County-level Data Shows Pre-K Access Lacking Across Commonwealth
HARRISBURG, Pa., Nov. 13, 2013 /PRNewswire-USNewswire/ -- Pennsylvania needs to make stronger investments in pre-kindergarten and other high-quality early learning programs if it wants to reap the full social and economic benefits of these proven programs, according to the 2013 School Readiness report issued today by Pennsylvania Partnerships for Children (PPC).
Despite increased state investments this fiscal year in Pre-K Counts, Head Start Supplemental Assistance and child care services, tens of thousands of Pennsylvania children lack access to these effective programs. The 2013 School Readiness report finds that:
- Only 15.9 percent of all 3- and 4-year-olds in the commonwealth, or 47,158 children, have access to publicly funded pre-k programs like Head Start and Pre-K Counts - a decline from 16.7 percent of 3- and 4-year-olds in 2012 and 17.6 percent in 2011.
- Fewer than 1 in 20 children ages 0-4 benefit from high-quality child care, which has been shown to boost cognitive development and improve literacy and social skills.
- The number of child care subsidy slots available to infants, toddlers and preschool-age children has dropped by nearly 3,000 in the past year – falling to 38,936 slots from 41,844 – and more than 6,200 children are on waiting lists for child care subsidy, with an average wait of nearly 20 weeks.
PPC's annual School Readiness report details how well Pennsylvania is doing in preparing its youngest children for school by gauging progress on several child well-being indicators, including access to pre-kindergarten and child care, health insurance coverage and early intervention services. In addition to statewide measures, the report includes county-specific data so Pennsylvanians can see how their communities are faring in comparison to the commonwealth as a whole.

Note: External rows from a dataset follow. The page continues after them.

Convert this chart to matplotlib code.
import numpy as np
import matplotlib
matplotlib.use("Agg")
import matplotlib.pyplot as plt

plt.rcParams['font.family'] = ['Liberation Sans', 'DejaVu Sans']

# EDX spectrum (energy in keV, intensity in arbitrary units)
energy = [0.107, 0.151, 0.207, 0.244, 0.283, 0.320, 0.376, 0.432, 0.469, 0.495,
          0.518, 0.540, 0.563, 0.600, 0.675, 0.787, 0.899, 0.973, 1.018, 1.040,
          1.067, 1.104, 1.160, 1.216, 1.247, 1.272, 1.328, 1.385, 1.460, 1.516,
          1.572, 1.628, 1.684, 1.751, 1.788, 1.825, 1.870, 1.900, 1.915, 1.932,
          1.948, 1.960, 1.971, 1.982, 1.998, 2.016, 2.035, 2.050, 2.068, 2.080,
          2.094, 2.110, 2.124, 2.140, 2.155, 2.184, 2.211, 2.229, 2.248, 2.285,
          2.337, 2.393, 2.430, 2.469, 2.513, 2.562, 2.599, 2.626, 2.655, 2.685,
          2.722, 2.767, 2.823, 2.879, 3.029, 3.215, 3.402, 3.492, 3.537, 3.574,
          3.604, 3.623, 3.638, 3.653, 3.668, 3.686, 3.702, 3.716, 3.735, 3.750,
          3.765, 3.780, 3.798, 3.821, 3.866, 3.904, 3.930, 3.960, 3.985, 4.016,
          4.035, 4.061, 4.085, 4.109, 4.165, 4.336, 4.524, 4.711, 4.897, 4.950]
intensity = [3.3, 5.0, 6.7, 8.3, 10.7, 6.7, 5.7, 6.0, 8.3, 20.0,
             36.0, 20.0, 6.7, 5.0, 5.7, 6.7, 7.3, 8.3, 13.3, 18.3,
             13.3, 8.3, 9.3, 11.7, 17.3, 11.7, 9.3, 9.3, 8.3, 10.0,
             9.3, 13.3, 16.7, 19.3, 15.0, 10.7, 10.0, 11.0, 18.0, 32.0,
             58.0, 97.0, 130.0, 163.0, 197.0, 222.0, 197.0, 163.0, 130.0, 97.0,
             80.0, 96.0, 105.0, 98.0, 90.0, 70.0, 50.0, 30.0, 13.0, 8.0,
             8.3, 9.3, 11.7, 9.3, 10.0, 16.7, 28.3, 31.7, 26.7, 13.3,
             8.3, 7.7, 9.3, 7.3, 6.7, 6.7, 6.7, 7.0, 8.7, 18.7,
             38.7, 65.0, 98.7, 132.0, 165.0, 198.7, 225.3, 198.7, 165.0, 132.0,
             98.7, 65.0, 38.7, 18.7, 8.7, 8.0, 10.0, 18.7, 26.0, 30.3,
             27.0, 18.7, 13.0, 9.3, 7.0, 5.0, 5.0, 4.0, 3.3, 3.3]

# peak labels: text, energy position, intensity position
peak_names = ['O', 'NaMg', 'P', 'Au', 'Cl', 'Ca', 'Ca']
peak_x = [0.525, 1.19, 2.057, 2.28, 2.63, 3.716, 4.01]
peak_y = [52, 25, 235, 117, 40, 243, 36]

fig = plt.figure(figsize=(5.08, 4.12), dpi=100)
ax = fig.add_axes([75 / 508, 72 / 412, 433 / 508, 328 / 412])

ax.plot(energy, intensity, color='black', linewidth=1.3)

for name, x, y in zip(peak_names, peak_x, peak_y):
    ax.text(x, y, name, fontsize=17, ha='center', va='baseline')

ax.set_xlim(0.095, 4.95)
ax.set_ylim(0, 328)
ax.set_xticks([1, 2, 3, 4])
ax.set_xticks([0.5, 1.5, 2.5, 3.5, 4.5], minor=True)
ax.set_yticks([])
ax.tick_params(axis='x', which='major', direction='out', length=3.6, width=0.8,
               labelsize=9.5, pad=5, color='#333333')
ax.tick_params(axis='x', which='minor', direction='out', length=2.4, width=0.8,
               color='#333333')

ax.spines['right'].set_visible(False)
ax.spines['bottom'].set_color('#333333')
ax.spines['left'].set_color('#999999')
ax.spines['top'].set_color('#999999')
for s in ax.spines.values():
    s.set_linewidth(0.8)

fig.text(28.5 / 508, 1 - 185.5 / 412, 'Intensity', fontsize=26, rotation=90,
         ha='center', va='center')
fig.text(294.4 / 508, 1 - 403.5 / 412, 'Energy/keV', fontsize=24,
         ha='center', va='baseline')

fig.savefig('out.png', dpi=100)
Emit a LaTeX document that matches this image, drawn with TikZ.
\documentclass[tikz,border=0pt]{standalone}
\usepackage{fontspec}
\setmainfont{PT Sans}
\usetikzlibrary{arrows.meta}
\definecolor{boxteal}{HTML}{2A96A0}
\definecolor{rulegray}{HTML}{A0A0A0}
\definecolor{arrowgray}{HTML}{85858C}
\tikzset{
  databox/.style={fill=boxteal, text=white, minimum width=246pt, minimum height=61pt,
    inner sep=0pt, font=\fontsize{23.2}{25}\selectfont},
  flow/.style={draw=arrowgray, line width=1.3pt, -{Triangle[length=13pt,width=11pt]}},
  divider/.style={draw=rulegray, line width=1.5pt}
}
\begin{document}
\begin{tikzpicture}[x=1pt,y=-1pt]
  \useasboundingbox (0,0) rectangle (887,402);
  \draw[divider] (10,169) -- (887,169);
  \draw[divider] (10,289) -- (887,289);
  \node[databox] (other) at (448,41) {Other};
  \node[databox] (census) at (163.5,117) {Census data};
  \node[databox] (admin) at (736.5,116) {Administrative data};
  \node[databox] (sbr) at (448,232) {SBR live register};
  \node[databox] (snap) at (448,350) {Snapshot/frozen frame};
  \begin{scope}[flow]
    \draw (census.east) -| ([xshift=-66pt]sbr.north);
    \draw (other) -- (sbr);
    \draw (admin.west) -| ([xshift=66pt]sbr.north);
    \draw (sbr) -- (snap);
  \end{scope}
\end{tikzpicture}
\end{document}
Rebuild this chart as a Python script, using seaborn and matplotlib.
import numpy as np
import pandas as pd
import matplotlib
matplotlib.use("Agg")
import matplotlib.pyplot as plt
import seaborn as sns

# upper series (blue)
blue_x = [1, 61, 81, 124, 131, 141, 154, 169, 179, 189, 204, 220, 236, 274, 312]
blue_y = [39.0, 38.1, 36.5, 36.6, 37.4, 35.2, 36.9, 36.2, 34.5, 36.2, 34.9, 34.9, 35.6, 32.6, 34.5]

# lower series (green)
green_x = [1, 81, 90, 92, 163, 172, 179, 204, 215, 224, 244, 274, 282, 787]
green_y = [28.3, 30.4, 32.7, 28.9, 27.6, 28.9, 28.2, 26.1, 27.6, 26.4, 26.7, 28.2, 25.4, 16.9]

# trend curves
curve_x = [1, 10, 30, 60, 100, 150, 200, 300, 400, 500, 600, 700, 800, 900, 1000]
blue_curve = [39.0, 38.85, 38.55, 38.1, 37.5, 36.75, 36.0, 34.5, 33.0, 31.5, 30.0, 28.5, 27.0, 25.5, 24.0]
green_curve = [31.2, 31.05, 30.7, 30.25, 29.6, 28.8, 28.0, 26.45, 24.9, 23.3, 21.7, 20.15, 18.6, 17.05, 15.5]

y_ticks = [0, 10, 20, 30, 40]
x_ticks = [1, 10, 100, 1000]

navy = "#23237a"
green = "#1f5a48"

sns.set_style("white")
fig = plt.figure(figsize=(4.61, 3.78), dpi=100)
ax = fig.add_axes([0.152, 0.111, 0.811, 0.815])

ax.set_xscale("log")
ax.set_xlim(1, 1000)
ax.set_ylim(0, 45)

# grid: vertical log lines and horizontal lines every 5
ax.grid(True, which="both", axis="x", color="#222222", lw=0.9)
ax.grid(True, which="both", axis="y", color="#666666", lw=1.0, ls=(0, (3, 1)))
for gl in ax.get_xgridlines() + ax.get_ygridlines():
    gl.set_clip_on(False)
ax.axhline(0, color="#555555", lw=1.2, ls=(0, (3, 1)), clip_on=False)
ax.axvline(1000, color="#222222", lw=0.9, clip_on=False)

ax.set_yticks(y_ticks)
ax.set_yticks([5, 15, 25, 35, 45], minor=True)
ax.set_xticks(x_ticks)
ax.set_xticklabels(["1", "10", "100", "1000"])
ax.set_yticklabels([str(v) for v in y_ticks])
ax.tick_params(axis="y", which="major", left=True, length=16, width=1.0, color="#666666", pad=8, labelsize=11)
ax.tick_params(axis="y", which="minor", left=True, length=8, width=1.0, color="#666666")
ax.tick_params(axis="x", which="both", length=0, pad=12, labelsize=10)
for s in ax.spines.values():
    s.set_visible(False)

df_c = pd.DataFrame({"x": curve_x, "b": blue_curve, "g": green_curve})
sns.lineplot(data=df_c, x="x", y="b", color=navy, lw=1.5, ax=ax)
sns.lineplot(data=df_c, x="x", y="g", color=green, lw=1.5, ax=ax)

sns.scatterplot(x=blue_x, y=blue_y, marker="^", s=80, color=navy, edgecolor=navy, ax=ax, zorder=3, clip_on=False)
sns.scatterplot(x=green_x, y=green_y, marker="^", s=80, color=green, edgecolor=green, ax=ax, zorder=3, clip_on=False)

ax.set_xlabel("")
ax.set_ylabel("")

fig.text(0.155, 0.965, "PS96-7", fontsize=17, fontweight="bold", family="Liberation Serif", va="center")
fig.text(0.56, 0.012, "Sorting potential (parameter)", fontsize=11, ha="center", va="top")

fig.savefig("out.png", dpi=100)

PPC President and CEO Joan Benso said county-level data shows a need for stronger investments in pre-k and other early learning programs exists in each of the 67 counties, particularly among low-income children.
"The economy in recent years has taken a toll on hard-working families and, in many cases, had a ripple effect on learning opportunities for young children," Benso said. "Every child deserves a chance to succeed in school and in life, and smart investments in pre-k and other high-quality early learning can increase access to these programs and bring a solid return on the taxpayers' investment."
A host of research in recent years details the academic and social benefits of high-quality early learning, including a reduced need for special education and remedial education services, decreased dropout rates, and increased likelihood of graduation and college enrollment. Early learning investments also have been linked to reduced crime and incarceration rates and less reliance on public assistance programs.
The School Readiness report is intended to be a data-driven resource enabling policymakers and community leaders to track the outcomes of their investments and better target resources to benefit young children. The report, along with county-level data, is available at www.papartnerships.org/sr2013.